The knowledge gap in the industry combined with an influx of new fleet EV and PHEV drivers means drivers may not be receiving the guidance they require. To help this transition into electric vehicle etiquette and support fleet managers that are still building their own fleet electrification knowledge, Alphabet has created the ‘EV Etiquette guide’ to help new drivers navigate the rules of electric.
EV Etiquette guide:
- Make it part of your routine – plan the charging of your vehicle as you would any other part of your journey, so you’re never caught short
- Don’t outstay your welcome – move your vehicle as soon as possible once charged to give others the opportunity to charge up. Setting an alarm can serve as a useful prompt
- Communicate your needs – if there are no charge points available, leave a note on a fellow driver’s windshield asking them to plug in your vehicle when they’ve finished. You can also leave a note to let others know when they can take over a charge point
- Too fast too furious – ensure you use a charger that accommodates your charging needs. Some vehicles can’t receive the higher levels of powers available from newer charge points, so always double check before plugging in
- Be considerate – properly replace the connector and wind the cord neatly, to remove trip hazards for other drivers and prevent damage being done to the charge point
- Keep cool when being ICEd – a charge point blocked by an Internal Combustion Engine vehicle, is known as being ICEd and prevents access to charging. Always be polite when asking them to move their vehicle
David Rose, Head of Product, Alphabet (GB) said: “It’s been great to see the demand for electrified vehicles increase at such a rapid pace this last year and demonstrates a change in mind set taking place in both the industry and with consumers.”

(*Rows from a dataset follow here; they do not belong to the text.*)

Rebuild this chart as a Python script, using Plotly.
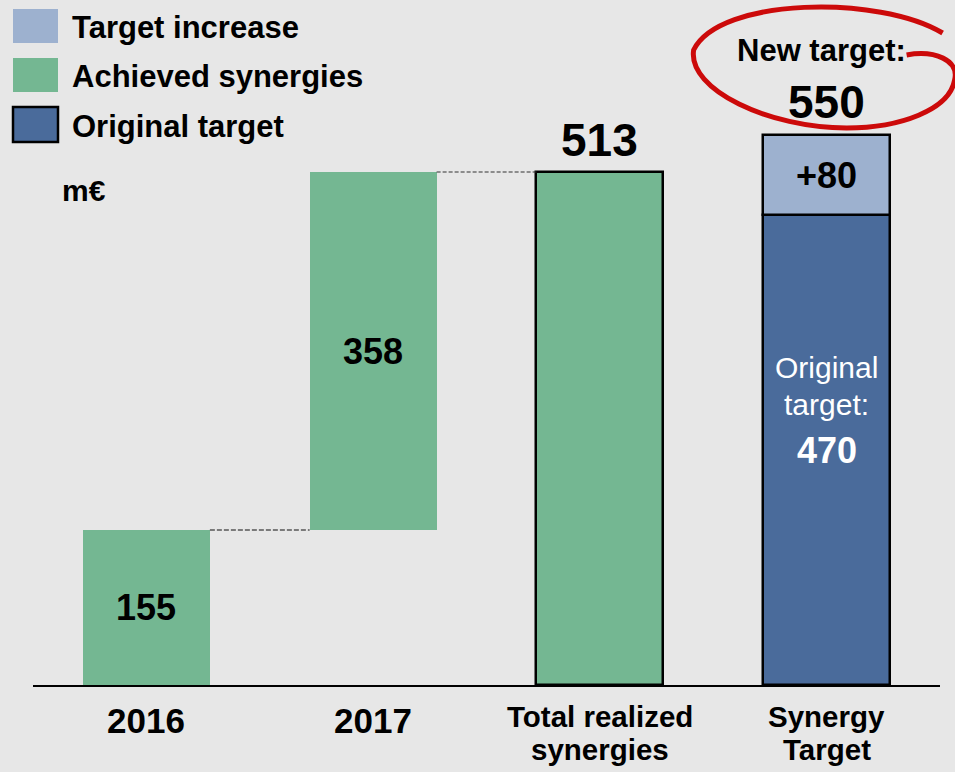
import plotly.graph_objects as go

# ---------------- data ----------------
categories = ["2016", "2017", "Total realized<br>synergies", "Synergy<br>Target"]
achieved_values = [155, 358, 513]
achieved_bases = [0, 155, 0]
achieved_labels = ["155", "358", "513"]
original_target = 470
target_increase = 80
new_target = original_target + target_increase
legend_labels = ["Target increase", "Achieved synergies", "Original target"]
unit_label = "m€"

# ---------------- styling ----------------
W, H = 955, 772
ML, MR, MT, MB = 33, 15, 0, 87
PW = W - ML - MR
PH = H - MT - MB
BAR_W = 0.56
BG = "#e7e7e7"
GREEN = "#74b792"
DARK_BLUE = "#4a6b9b"
LIGHT_BLUE = "#9db1cf"
RED = "#cc0a0a"
FONT = "Liberation Sans, Arial, sans-serif"


def px_x(px):
    return (px - ML) / PW


def px_y(py):
    return (MT + PH - py) / PH


def cat_px(i):
    # pixel centre of category i (range -0.5..n-0.5)
    return ML + (i + 0.5) * PW / len(categories)


def val_py(v):
    return MT + PH - v * PH / PH


fig = go.Figure()

n_ach = len(achieved_values)
fig.add_bar(
    x=categories[:n_ach], y=achieved_values, base=achieved_bases, width=BAR_W,
    marker=dict(color=GREEN,
                line=dict(color="black", width=[0] * (n_ach - 1) + [2.5])),
    showlegend=False, hoverinfo="skip",
)
fig.add_bar(
    x=[categories[3]], y=[original_target], base=[0], width=BAR_W,
    marker=dict(color=DARK_BLUE, line=dict(color="black", width=2.5)),
    showlegend=False, hoverinfo="skip",
)
fig.add_bar(
    x=[categories[3]], y=[target_increase], base=[original_target], width=BAR_W,
    marker=dict(color=LIGHT_BLUE, line=dict(color="black", width=2.5)),
    showlegend=False, hoverinfo="skip",
)

shapes = []
# connectors
shapes.append(dict(type="line", xref="x", yref="y",
                   x0=0 + BAR_W / 2, x1=1 - BAR_W / 2,
                   y0=achieved_bases[1], y1=achieved_bases[1],
                   line=dict(color="#7a7a7a", width=2, dash="5px,2px")))
shapes.append(dict(type="line", xref="x", yref="y",
                   x0=1 + BAR_W / 2, x1=2 - BAR_W / 2,
                   y0=achieved_values[2], y1=achieved_values[2],
                   line=dict(color="#333333", width=1.2, dash="4px,2px")))

annotations = []


def ann(text, x, y, size, color="black", bold=True, xref="x", yref="y",
        xanchor="center", yanchor="middle", yshift=0, xshift=0):
    annotations.append(dict(
        text=text, x=x, y=y, xref=xref, yref=yref, showarrow=False,
        xanchor=xanchor, yanchor=yanchor, yshift=yshift, xshift=xshift,
        font=dict(family=FONT, size=size, color=color,
                  weight=700 if bold else 400)))


# value labels (x given as category index)
ann(achieved_labels[0], 0, achieved_bases[0] + achieved_values[0] / 2, 36)
ann(achieved_labels[1], 1, achieved_bases[1] + achieved_values[1] / 2, 36)
ann(achieved_labels[2], 2, achieved_values[2], 46, yshift=32)
ann("+" + str(target_increase), 3, original_target + target_increase / 2, 36)
ann("Original", 3, original_target / 2, 30, color="white", bold=False, yshift=83)
ann("target:", 3, original_target / 2, 30, color="white", bold=False, yshift=46)
ann(str(original_target), 3, original_target / 2, 36, color="white")
ann("New target:", 3, new_target, 31, yshift=85, xshift=-5)
ann(str(new_target), 3, new_target, 46, yshift=33)

# category labels (below axis)
for i, c in enumerate(categories):
    lines = c.split("<br>")
    if len(lines) == 1:
        ann(lines[0], i, 0, 35, yshift=-35)
    else:
        ann(lines[0], i, 0, 29.5, yshift=-31)
        ann(lines[1], i, 0, 29.5, yshift=-64)

# legend
legend_colors = [LIGHT_BLUE, GREEN, DARK_BLUE]
legend_borders = [0, 0, 2.5]
legend_rows = [(9, 43), (58, 92), (107, 142)]
for lab, col, bw, (t, b) in zip(legend_labels, legend_colors, legend_borders, legend_rows):
    shapes.append(dict(type="rect", xref="paper", yref="paper",
                       x0=px_x(13), x1=px_x(58), y0=px_y(b), y1=px_y(t),
                       fillcolor=col, line=dict(color="black", width=bw)))
    ann(lab, px_x(70), px_y((t + b) / 2 + 1.5), 31, xref="paper", yref="paper",
        xanchor="left")

ann(unit_label, px_x(60), px_y(190), 30, xref="paper", yref="paper", xanchor="left")

# red hand-drawn ellipse around the new target, relative to the bar top
ax, ay = cat_px(3), val_py(new_target)
pts = [(116, -102),
       (53, -140), (-107, -138), (-133, -85),
       (-139, -45), (-57, -7), (20, -7),
       (73, -7), (123, -25), (128, -55),
       (133, -75), (108, -85), (80, -80)]


def P(p):
    return f"{px_x(ax + p[0]):.5f},{px_y(ay + p[1]):.5f}"


path = "M " + P(pts[0])
for k in range(1, len(pts), 3):
    path += " C " + P(pts[k]) + " " + P(pts[k + 1]) + " " + P(pts[k + 2])
shapes.append(dict(type="path", xref="paper", yref="paper", path=path,
                   line=dict(color=RED, width=5)))

fig.update_layout(
    width=W, height=H,
    margin=dict(l=ML, r=MR, t=MT, b=MB, pad=0),
    paper_bgcolor=BG, plot_bgcolor=BG,
    barmode="overlay", bargap=0,
    showlegend=False,
    xaxis=dict(type="category", categoryorder="array", categoryarray=categories,
               range=[-0.5, len(categories) - 0.5], showticklabels=False,
               showgrid=False, zeroline=False, showline=True,
               linecolor="black", linewidth=2, ticks=""),
    yaxis=dict(range=[0, PH], visible=False, showgrid=False, zeroline=False),
    shapes=shapes, annotations=annotations,
    font=dict(family=FONT),
)

fig.write_html(
    "out.html",
    config={"displayModeBar": False},
    post_script="document.body.style.margin='0';document.body.style.overflow='hidden';",
)
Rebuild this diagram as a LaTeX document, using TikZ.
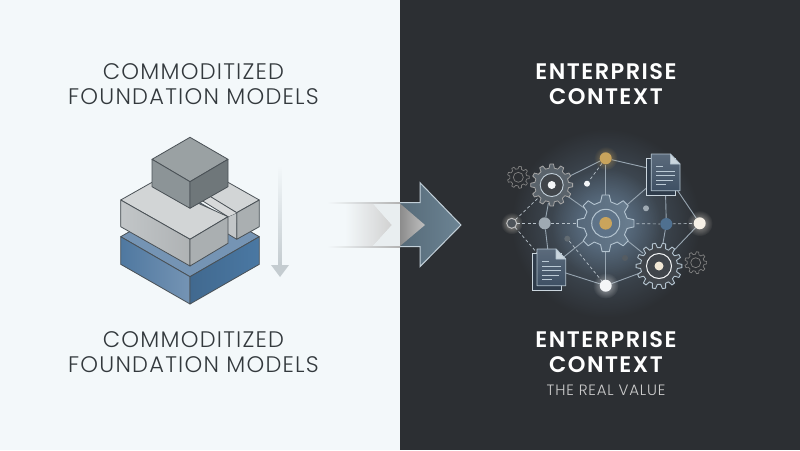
\documentclass[tikz,border=0pt]{standalone}
\usepackage{fontspec}
\setmainfont{Poppins}
\newfontfamily\headlight[LetterSpace=5.5]{Poppins Light}
\newfontfamily\headbold[LetterSpace=6.5]{Poppins SemiBold}
\usetikzlibrary{fadings,calc}
\tikzfading[name=glowfade, inner color=transparent!0, outer color=transparent!100]
\tikzfading[name=softglow, inner color=transparent!45, outer color=transparent!100]
\definecolor{lightbg}{HTML}{F3F8FA}
\definecolor{darkbg}{HTML}{2C2F33}
\definecolor{inkc}{HTML}{33393D}
\definecolor{edgeblk}{HTML}{4A5156}
\definecolor{linkc}{HTML}{98A6B2}
\definecolor{gold}{HTML}{C9A45C}
\definecolor{outl}{HTML}{B4C4D0}
\definecolor{blueA}{HTML}{7594B4}
\definecolor{blueB}{HTML}{4F78A0}
\definecolor{blueC}{HTML}{41698F}
\definecolor{blueD}{HTML}{4A78A3}
\definecolor{arrA}{HTML}{566A78}
\definecolor{arrB}{HTML}{6C8494}
\definecolor{docA}{HTML}{3E5064}
\definecolor{slabtop}{HTML}{D2D5D6}
\definecolor{slabfront}{HTML}{C2C6C8}
\definecolor{slabside}{HTML}{AAAFB1}
\definecolor{cubetop}{HTML}{9AA1A3}
\definecolor{cubefront}{HTML}{8C9497}
\definecolor{cubeside}{HTML}{6F777A}
\definecolor{downc}{HTML}{C4CCD0}
\definecolor{glowc}{HTML}{7390AC}
\definecolor{gearA}{HTML}{56687A}
\definecolor{gearB}{HTML}{6A7E90}
\definecolor{gearC}{HTML}{5A636B}
\definecolor{nodegray}{HTML}{9FAAB3}
\definecolor{nodeblue}{HTML}{4F7090}
\tikzset{
  x=1pt,y=-1pt,
  head/.style={font=\fontsize{22.5}{25}\selectfont\headlight,align=center,text=#1,inner sep=0pt},
  bhead/.style={font=\fontsize{22.5}{25}\selectfont\headbold,align=center,text=white,inner sep=0pt},
  blockedge/.style={draw=edgeblk,line width=0.8pt,line join=round},
  link/.style={draw=linkc,line width=0.9pt},
  dlink/.style={draw=linkc!70,line width=0.7pt,dash pattern=on 3pt off 2.5pt},
  anchorpt/.style={circle,inner sep=0pt,minimum size=#1},
  sglow/.style={fill=#1,path fading=softglow},
  gearst/.style={draw=outl,line width=0.9pt,line join=round},
  thin gear/.style={draw=#1,line width=0.7pt,line join=round},
  docback/.style={fill=#1,draw=outl!70,line width=0.7pt},
  docfront/.style={top color=#1!85!white,bottom color=#1,draw=outl,line width=0.8pt,line join=round},
  docline/.style={draw=outl!90,line width=0.8pt},
}
% gear outline: #1 style, #2 centre, #3 teeth, #4 outer radius, #5 root radius
\newcommand{\gearoutline}[5][]{%
  \begin{scope}[shift={(#2)}]
  \pgfmathsetmacro{\gs}{360/#3}
  \path[#1] (-0.30*\gs:#5)
    \foreach \gi in {1,...,#3}{
      -- ({(\gi-1)*\gs-0.16*\gs}:#4) -- ({(\gi-1)*\gs+0.16*\gs}:#4)
      -- ({(\gi-1)*\gs+0.30*\gs}:#5) -- ({\gi*\gs-0.30*\gs}:#5)
    } -- cycle;
  \end{scope}}
\newcommand{\docsheet}[2]{% #1 top-left of front, #2 fill
  \begin{scope}[shift={(#1)}]
  \path[docback=#2!75!black] (-4.7,4.3) rectangle (24,41);
  \path[docfront=#2] (0,0) -- (19,0) -- (28.7,10) -- (28.7,36.7) -- (0,36.7) -- cycle;
  \path[fill=outl!70,draw=outl,line width=0.6pt,line join=round] (19,0) -- (19,10) -- (28.7,10) -- cycle;
  \draw[docline] (5,12) -- (12,12) (5,17) -- (24,17) (5,21.5) -- (24,21.5) (5,26) -- (22,26) (5,30.5) -- (15,30.5);
  \end{scope}}
\begin{document}
\begin{tikzpicture}
\useasboundingbox (0,0) rectangle (800,450);
\fill[lightbg] (0,0) rectangle (400,450);
\fill[darkbg] (400,0) rectangle (800,450);

% headings
\node[head=inkc] (tl) at (193.5,84.5) {COMMODITIZED\\FOUNDATION MODELS};
\node[head=inkc] (bl) at (193.5,352.5) {COMMODITIZED\\FOUNDATION MODELS};
\node[bhead] (tr) at (606,84.5) {ENTERPRISE\\CONTEXT};
\node[bhead] (br) at (606,352.5) {ENTERPRISE\\CONTEXT};
\node[font=\fontsize{15}{17}\selectfont\headlight,text=white!80!black,inner sep=0pt] (val) at (606,390) {THE REAL VALUE};

% blue base block
\path[blockedge,fill=blueA] (120.7,236.7) -- (190,197) -- (259.3,236.7) -- (190,276.7) -- cycle;
\path[blockedge,left color=blueB,right color=blueA] (120.7,236.7) -- (190,276.7) -- (190,304) -- (120.7,264.3) -- cycle;
\path[blockedge,left color=blueC,right color=blueD] (190,276.7) -- (259.3,236.7) -- (259.3,264.3) -- (190,304) -- cycle;

% right gray piece
\path[blockedge,fill=slabtop] (228,182.3) -- (259.3,200) -- (236.7,212.7) -- (202.7,193) -- cycle;
\path[blockedge,fill=slabside] (236.7,212.7) -- (259.3,200) -- (259.3,226.7) -- (236.7,239.3) -- cycle;
\path[fill=slabfront] (228,216.7) -- (236.7,212.7) -- (236.7,239.3) -- (228,234) -- cycle;
\draw[blockedge] (228,216.7) -- (236.7,212.7) (236.7,212.7) -- (236.7,239.3) -- (228,234);
\path[fill=slabtop!90!white] (202.7,201) -- (210.7,196.7) -- (236.7,212.7) -- (228,216.7) -- cycle;
\draw[blockedge] (202.7,201) -- (228,216.7) (210.7,196.7) -- (236.7,212.7);

% left gray slab
\path[blockedge,fill=slabtop] (120.7,200) -- (152,182.3) -- (228,216.7) -- (190,239.3) -- cycle;
\path[blockedge,left color=slabfront,right color=slabfront!90!black] (120.7,200) -- (190,239.3) -- (190,266) -- (120.7,226.7) -- cycle;
\path[blockedge,fill=slabside] (190,239.3) -- (228,216.7) -- (228,243.3) -- (190,266) -- cycle;

% top cube
\path[blockedge,fill=cubetop] (190,137.3) -- (228,159.3) -- (190,181.7) -- (152,159.3) -- cycle;
\path[blockedge,fill=cubefront] (152,159.3) -- (190,181.7) -- (190,208.3) -- (152,186.7) -- cycle;
\path[blockedge,fill=cubeside] (190,181.7) -- (228,159.3) -- (228,186.7) -- (190,208.3) -- cycle;

% down arrow
\shade[top color=lightbg,bottom color=downc] (278.5,165) rectangle (281.5,265);
\fill[downc] (271,265) -- (289,265) -- (280,277) -- cycle;

% big transition arrow
\shade[left color=lightbg,right color=black!18] (345,203.5) -- (373,203.5) -- (392,225) -- (373,246) -- (345,246) -- cycle;
\fill[black!4!lightbg] (373,203.5) -- (400,203.5) -- (400,246) -- (373,246) -- (392,225) -- cycle;
\path[left color=arrA,right color=arrB,draw=outl!80,line width=1pt,line join=miter] (400,202.7) -- (420,202.7) -- (420,182.7) -- (461,225) -- (420,266.7) -- (420,246.7) -- (400,246.7);
\path[left color=black!45,right color=black!25] (400,203.5) -- (425,225) -- (400,246) -- cycle;
\shade[left color=lightbg,right color=black!30] (327,202) rectangle (400,203.5);
\shade[left color=lightbg,right color=black!30] (327,246) rectangle (400,247.5);

% network glow
\fill[sglow=glowc] (605.7,223.3) circle (95);
\fill[sglow=glowc] (605.7,223.3) circle (55);

% named hubs
\node[anchorpt=12pt] (top) at (605.7,158.3) {};
\node[anchorpt=12pt] (bot) at (605.7,285.7) {};
\node[anchorpt=10pt] (lft) at (511.7,223.3) {};
\node[anchorpt=12pt] (gry) at (544.7,223.3) {};
\node[anchorpt=12pt] (blu) at (666.3,224) {};
\node[anchorpt=12pt] (rgt) at (699.7,223.3) {};
\node[anchorpt=50pt] (cg) at (605.7,223.3) {};
\node[anchorpt=36pt] (tlg) at (551.7,185) {};
\node[anchorpt=40pt] (brg) at (659,266) {};
\node[anchorpt=6pt] (d1) at (587,183.7) {};
\node[anchorpt=6pt] (d2) at (646,208.3) {};
\node[anchorpt=6pt] (d3) at (567.3,238.7) {};
\node[anchorpt=6pt] (d4) at (625,258) {};
\node[anchorpt=4pt] (dt) at (665,172) {};
\node[anchorpt=4pt] (db) at (550,268) {};

% links
\draw[link] (top) -- (tlg);
\draw[link] (top) -- (dt);
\draw[link] (top) -- (cg);
\draw[link] (cg) -- (tlg);
\draw[link] (cg) -- (dt);
\draw[link] (cg) -- (db);
\draw[link] (cg) -- (brg);
\draw[link] (cg) -- (bot);
\draw[link] (bot) -- (db);
\draw[link] (bot) -- (brg);
\draw[link] (tlg) -- (gry);
\draw[link] (gry) -- (db);
\draw[link] (dt) -- (blu);
\draw[link] (blu) -- (brg);
\draw[link] (dt) -- (rgt);
\draw[link] (rgt) -- (brg);
\draw[dlink] (lft) -- (gry);
\draw[dlink] (gry) -- (cg);
\draw[dlink] (cg) -- (blu);
\draw[dlink] (blu) -- (rgt);
\draw[dlink] (lft) -- (tlg);
\draw[dlink] (lft) -- (db);
\draw[dlink] (top) -- (d1);
\draw[dlink] (d3) -- (bot);

% outline gears
\gearoutline[thin gear=black!50]{518.3,177.3}{9}{11}{8.5}
\draw[black!50,line width=0.7pt] (518.3,177.3) circle (5);
\gearoutline[thin gear=black!50]{695.7,262.7}{9}{11}{8.5}
\draw[black!50,line width=0.7pt] (695.7,262.7) circle (5);

% top-left gear
\gearoutline[fill=gearC,draw=black!35,line width=0.8pt,line join=round]{551.7,185}{12}{21}{17}
\fill[darkbg!85!outl] (551.7,185) circle (11.5);
\draw[outl!80,line width=0.9pt] (551.7,185) circle (11.5);
\fill[white!85!outl] (551.7,185) circle (4);

% centre gear
\gearoutline[gearst,left color=gearA,right color=gearB]{605.7,223.3}{8}{28.5}{22}
\fill[glowc!70!darkbg] (605.7,223.3) circle (14);
\draw[outl,line width=1pt] (605.7,223.3) circle (14);
\fill[gold] (605.7,223.3) circle (6.3);

% bottom-right gear
\gearoutline[gearst,fill=darkbg!85!outl]{659,266}{14}{23}{18.5}
\draw[white!85!outl,line width=1pt] (659,266) circle (12.5);
\fill[white!75!gold] (659,266) circle (4.5);

% documents
\docsheet{651.3,154}{docA}
\docsheet{537,249}{docA}

% hub dots with halos
\fill[sglow=gold] (top) circle (12);
\fill[gold] (top) circle (6);
\fill[sglow=white] (bot) circle (13);
\fill[white!85!outl] (bot) circle (6);
\fill[sglow=white!80!gold] (lft) circle (11);
\fill[darkbg!75!outl] (lft) circle (5);
\draw[black!25,line width=1pt] (lft) circle (5);
\fill[nodegray] (gry) circle (6);
\fill[nodeblue] (blu) circle (6);
\fill[sglow=white!85!gold] (rgt) circle (13);
\fill[white!85!gold] (rgt) circle (6);
\fill[white!85!outl] (d1) circle (3);
\fill[nodegray] (d2) circle (3);
\fill[outl!40!darkbg] (d3) circle (3);
\fill[outl!30!darkbg] (d4) circle (3);
\end{tikzpicture}
\end{document}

“This research however shows there’s still work to do in the industry to support fleet managers in moving their electrification strategies forwards and overcoming potential barriers, such as driver reluctance, which more than a quarter of decision makers highlighted as a concern. It is crucial that the correct guidance and advise is therefore provided for drivers, so they feel part of the journey throughout the transition. Helping drivers understand the basics of charging etiquette can be a great starting point for them to feel more comfortable about changing ICE habits and embracing electric, so more and more businesses can take advantage of the technology.”